Although the media and the public spend most of their time focusing on the largest and easiest issues to understand in politics, some of the worst government policies often arise in the lesser-known areas.
One of these areas is the subject of government subsidies to business: direct payments, tax cuts or other benefits given to producers of a particular good or service. One of the worst offenders in terms of federal and state subsidies is the ethanol industry.
On the surface, the arguments that politicians and ethanol-industry advocates use to justify the massive federal and state subsidies for ethanol seem persuasive. One line of argument pushes for the United States to increase ethanol production to achieve energy independence from foreign oil sources. Another argues that ethanol burns cleaner than gasoline and is renewable.
Unsurprisingly, this has resulted in a spurt of political support from politicians who see this as an easy and effective way to cater to farmers and environmentalists. This has resulted in the creation of a tax break for ethanol production that effectively pays producers an extra $0.51 for every gallon of ethanol they produce, as well as mandating ethanol be blended into gasoline.
The problem with current ethanol production arises from the use of corn as the main ingredient in producing ethanol. Right now, the amount of energy used to produce a gallon of ethanol from corn is just a bit less than the amount of energy gained from that ethanol. The process does not produce the excess energy necessary to drive a car or otherwise replace the use of gasoline.
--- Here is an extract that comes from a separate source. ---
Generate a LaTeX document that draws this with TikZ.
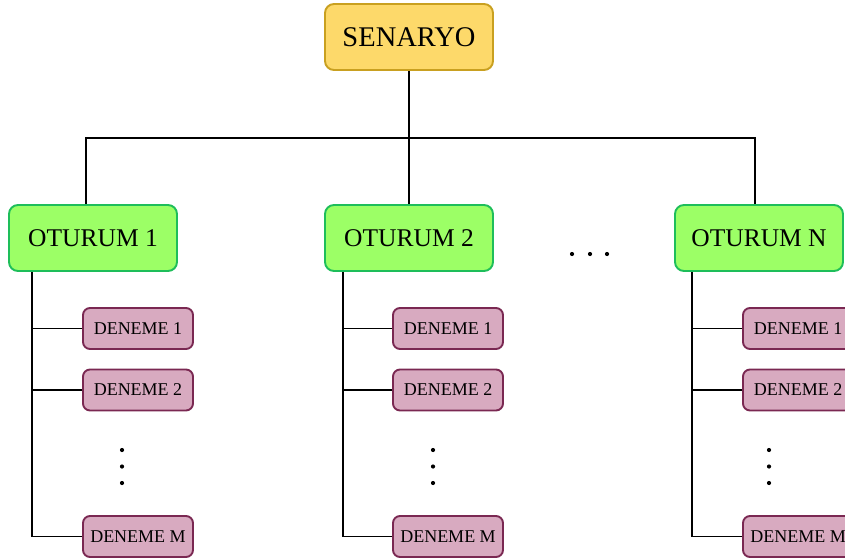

Despite the lack of actual energy benefits from producing ethanol with corn, the process has continued to grow. According to the USDA Economic Research Service, the percentage of the annual corn crop in the United States that is used for “fuel alcohol” has increased from roughly 7 percent in 2001 to 24 percent of the total crop today.
The ethanol subsidy has in turn fueled a dramatic rise in the amount of corn that is planted. The number of acres of corn planted every year has increased from 80 million in 2001 to 94 million in 2007. Needless to say, most of the new corn has been devoted to ethanol production.
Regrettably, the ethanol subsidy has had an impact not just in terms of wasteful tax spending but also in the increasingly worrisome inflation of food prices both inside and outside the United States. Since 2005, the price of corn per bushel has tripled, from $2 to more than $6 today. Given the broad uses of corn as feed for meat and dairy animals, as well as in processed foods, the higher price of corn has translated into higher food prices.
The rising price for corn comes at the same time the price of other foodstuffs, such as wheat and rice, have risen dramatically in the United States and all over the world. With ethanol production using 24 percent of the total corn crop, roughly 20 million acres of cropland in the United States alone is being devoted to a non-food product. Without the subsidies that make ethanol an artificially attractive product, some of the land devoted to corn for ethanol would instead be moderating the tight supplies of corn for human and animal consumption as well as wheat.
Although there are other factors involved — including a string of bad harvests in Australia, rising demand from India and China and population growth — ethanol policy cannot escape from at least part of the blame.
For years, ethanol advocates have been promising the production process will get more efficient once technology advances so that more energy can be extracted. One of the promising technologies, cellulosic ethanol, breaks down the cellulose that makes up most of a plant into the sugars necessary for fermentation. This would end up being more efficient than the current method — which only uses the kernels of the corn to generate sugar — and could use other crops beside corn. However, it is still uncertain when this technology could be available for use on a commercial scale.
The revealed drawbacks of the ethanol subsidy show what needs to be done: Eliminate the artificial market conditions that spur producers to make it. The current technology for the industrial production of ethanol is not efficient enough to justify the inflation it is causing in food prices. The only responsible step policymakers in Washington and the states have left is to eliminate the subsidies that continue to drive the ethanol market until better technology is available.
Andrew Wagner ([email protected]) is a junior majoring in computer science and political science.